The Practical Answer

For mild dirt and quick park hunts, a preset or basic auto-balance system keeps the setup short and the learning curve low. The trade-off is less control, and that trade-off makes sense on easy ground.

For red clay, black sand, wet beach hunting, and mixed terrain, manual balance or auto tracking with a clear lock gives cleaner audio and more stable target response. The trade-off is extra setup time and more rechecks.

The right setup is the one that stays quiet with the fewest steps on the ground you actually hunt.

Frequently Asked Questions

How do you know the balance is correct?

The threshold stays steady through the pump test, and the detector does not rise on the downstroke or fall on the upstroke. On silent-search machines, the response stays calm and repeatable over clean ground.

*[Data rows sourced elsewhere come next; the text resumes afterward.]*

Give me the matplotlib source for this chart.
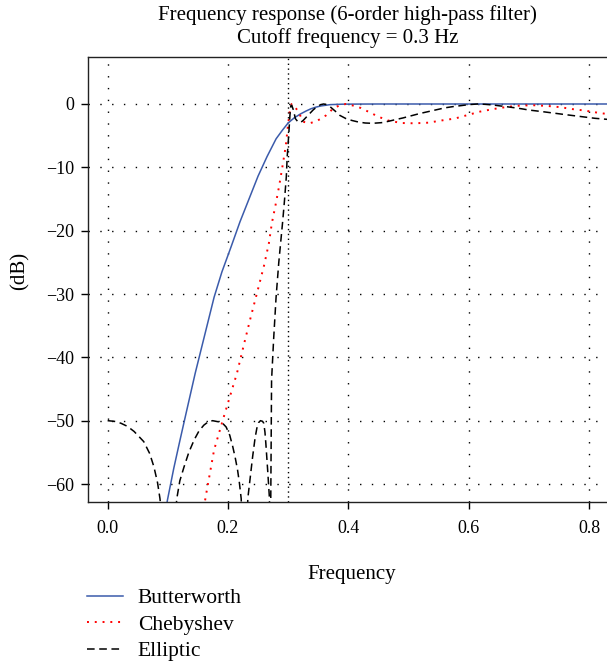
import matplotlib
matplotlib.use('Agg')
import matplotlib.pyplot as plt

plt.rcParams['font.family'] = ['Liberation Serif', 'DejaVu Serif']

# values (frequency, dB)
butter_f = [0.095, 0.0995, 0.11, 0.12, 0.13, 0.1456, 0.16, 0.177, 0.19, 0.205,
            0.22, 0.235, 0.25, 0.265, 0.28, 0.29, 0.30, 0.31, 0.32, 0.33, 0.338,
            0.346, 0.355, 0.37, 0.39, 0.42, 0.45, 0.6, 0.84]
butter_db = [-65, -62.5, -57.5, -53.2, -49, -42.5, -37, -30.5, -26.5, -22.6,
             -18.6, -15, -11.4, -8.3, -5.5, -4.2, -3.0, -2.2, -1.6, -1.1, -0.75,
             -0.5, -0.3, -0.1, -0.03, -0.01, 0, 0, 0]

cheby_f = [0.158, 0.163, 0.177, 0.194, 0.215, 0.227, 0.238, 0.2495, 0.26, 0.268,
           0.273, 0.279, 0.285, 0.290, 0.296, 0.300, 0.303, 0.306, 0.310, 0.317,
           0.325, 0.335, 0.345, 0.353, 0.363, 0.375, 0.386, 0.396, 0.406, 0.42,
           0.433, 0.45, 0.466, 0.488, 0.51, 0.533, 0.555, 0.577, 0.60, 0.619,
           0.641, 0.663, 0.686, 0.708, 0.73, 0.752, 0.772, 0.794, 0.816, 0.84]
cheby_db = [-65, -62, -54.6, -49.1, -42.5, -37.8, -33.6, -29.4, -25.5, -22,
            -18.8, -16, -13, -10.2, -6.7, -3.2, -1.0, 0.0, -0.3, -1.2,
            -2.8, -3.05, -2.8, -2.4, -1.8, -0.7, -0.2, 0.0, -0.2, -0.6,
            -1.2, -2.0, -2.6, -3.0, -3.05, -2.95, -2.6, -2.3, -1.7, -1.2,
            -0.8, -0.47, -0.25, -0.2, -0.3, -0.5, -0.8, -1.05, -1.4, -1.7]

ellip_f = [0.000, 0.011, 0.022, 0.033, 0.044, 0.060, 0.070, 0.077, 0.083, 0.087,
           0.095, 0.101, 0.108, 0.115, 0.120, 0.127, 0.135, 0.144, 0.152, 0.160,
           0.167, 0.1745, 0.1855, 0.192, 0.197, 0.203, 0.208, 0.212, 0.216, 0.219,
           0.222, 0.225, 0.228, 0.231, 0.233, 0.237, 0.241, 0.245, 0.248, 0.251,
           0.254, 0.2575, 0.2595, 0.2615, 0.263, 0.266, 0.269, 0.2700, 0.2712, 0.2725,
           0.276, 0.280, 0.2845, 0.288, 0.291, 0.294, 0.297, 0.2985, 0.301, 0.303,
           0.3045, 0.306, 0.309, 0.312, 0.317, 0.321, 0.325, 0.330, 0.336, 0.342,
           0.348, 0.354, 0.359, 0.364, 0.370, 0.378, 0.386, 0.396, 0.406, 0.417,
           0.428, 0.44, 0.455, 0.466, 0.477, 0.491, 0.505, 0.519, 0.533, 0.547,
           0.561, 0.575, 0.588, 0.600, 0.615, 0.627, 0.640, 0.652, 0.665, 0.677,
           0.689, 0.700, 0.722, 0.744, 0.766, 0.788, 0.810, 0.84]
ellip_db = [-50.0, -50.1, -50.4, -50.9, -51.7, -53.3, -55.2, -57.3, -59.8, -62.3,
            -70, -80, -70, -62.3, -59.5, -57.3, -55.0, -53.0, -51.6, -50.7,
            -50.2, -50.0, -50.2, -50.5, -51.0, -52.3, -54.1, -55.8, -57.8, -59.8,
            -62.3, -70, -80, -70, -62.3, -59.0, -55.7, -52.8, -51.2, -50.3,
            -50.0, -50.1, -50.4, -51.8, -53.6, -57.8, -62.3, -75, -62, -43.6,
            -37, -30.5, -25, -21.5, -18.5, -15.2, -11.5, -8.3, -4.9, -1.8,
            -0.3, -0.2, -1.0, -2.3, -2.9, -2.9, -2.6, -2.1, -1.5, -0.9,
            -0.45, -0.1, 0.0, -0.1, -0.45, -1.1, -1.8, -2.3, -2.6, -2.85,
            -3.0, -3.05, -2.95, -2.75, -2.5, -2.2, -1.85, -1.5, -1.2, -0.9,
            -0.6, -0.4, -0.25, -0.1, 0.0, -0.05, -0.15, -0.3, -0.45, -0.6,
            -0.77, -0.95, -1.2, -1.47, -1.74, -2.0, -2.26, -2.5]

cutoff = 0.3
x_ticks = [0.0, 0.2, 0.4, 0.6, 0.8]
x_labels = ['0.0', '0.2', '0.4', '0.6', '0.8']
y_ticks = [0, -10, -20, -30, -40, -50, -60]
y_labels = ['0', '\u221210', '\u221220', '\u221230', '\u221240', '\u221250', '\u221260']

fig = plt.figure(figsize=(6.07, 6.65), dpi=100)
ax = fig.add_axes([88 / 607, 163 / 665, 1 - 88 / 607, 445 / 665])

ax.plot(butter_f, butter_db, color='#3b5bab', lw=1.1, label='Butterworth')
ax.plot(cheby_f, cheby_db, color='red', lw=1.4, linestyle=(0, (1, 3)), label='Chebyshev')
ax.plot(ellip_f, ellip_db, color='black', lw=1.1, linestyle=(0, (5, 3)), label='Elliptic')

ax.axvline(cutoff, color='black', lw=1.0, linestyle=(0, (1, 2.5)), zorder=0)
ax.grid(True, color='black', lw=1.0, linestyle=(0, (1, 7.5)))
ax.set_axisbelow(True)

ax.set_xlim(-0.0326, 0.830)
ax.set_ylim(-62.84, 7.42)
ax.set_xticks(x_ticks)
ax.set_xticklabels(x_labels)
ax.set_yticks(y_ticks)
ax.set_yticklabels(y_labels)
ax.tick_params(direction='out', length=5, width=1.0, labelsize=13, pad=5)
ax.tick_params(axis='x', pad=8)
ax.spines['right'].set_visible(False)
for s in ['left', 'bottom', 'top']:
    ax.spines[s].set_linewidth(1.0)
    ax.spines[s].set_color('#222222')

ax.set_xlabel('Frequency', fontsize=15)
ax.xaxis.set_label_coords(0.509, -0.141)
ax.set_ylabel('(dB)', fontsize=15)
ax.yaxis.set_label_coords(-0.112, 0.52)

fig.text(347.5 / 607, 1 - 15 / 665, 'Frequency response (6-order high-pass filter)',
         ha='center', va='center', fontsize=15)
fig.text(347.5 / 607, 1 - 38 / 665, 'Cutoff frequency = 0.3 Hz',
         ha='center', va='center', fontsize=15)

ax.legend(loc='upper left', bbox_to_anchor=(87 / 607, 1 - 588 / 665),
          bbox_transform=fig.transFigure, frameon=False, fontsize=15.5,
          handlelength=1.68, handletextpad=0.68, labelspacing=0.3,
          borderpad=0, borderaxespad=0)

fig.savefig('out.png', dpi=100)
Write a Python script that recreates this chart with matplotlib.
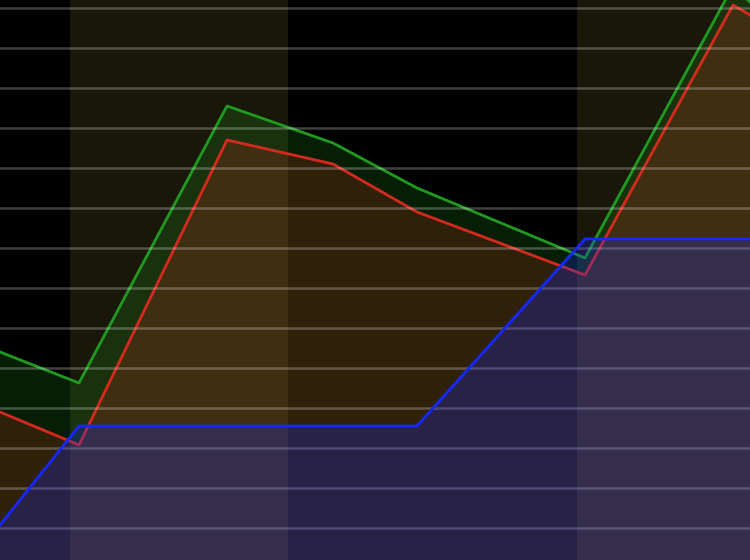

Do you noise cancel before or after ground balance?

Run noise cancel first if the detector offers it, then ground balance. Noise cancel handles electrical interference, while ground balance handles soil mineralization.

How often should you rebalance during a hunt?

Rebalance every time the ground changes in a meaningful way, such as moving from dry dirt to damp dirt, crossing into wet sand, changing coils, or switching modes. If the audio drifts, stop and reset before the noise masks good targets.

Does auto tracking replace manual ground balance?

No. Auto tracking keeps adjusting while you move, but manual balance gives a fixed baseline and more control in difficult ground. Tracking saves time on changing sites, while manual balance gives more direct setup control.

What causes false chatter after a good balance?

High sensitivity, EMI, a loose coil cable, or the coil bumping vegetation causes that chatter. Recheck those items before you rebalance again.

Should you balance on the parking lot or on the hunt site?

Balance on the hunt site. The parking lot gives the detector the wrong soil reference, and the first few minutes of the hunt start from a bad baseline.

Does a heavier detector make balancing harder?

Yes. Repeated pump tests feel more tiring on a heavy front end or an awkward shaft setup. A lighter, better-balanced machine makes the routine easier to repeat without sloppy coil movement.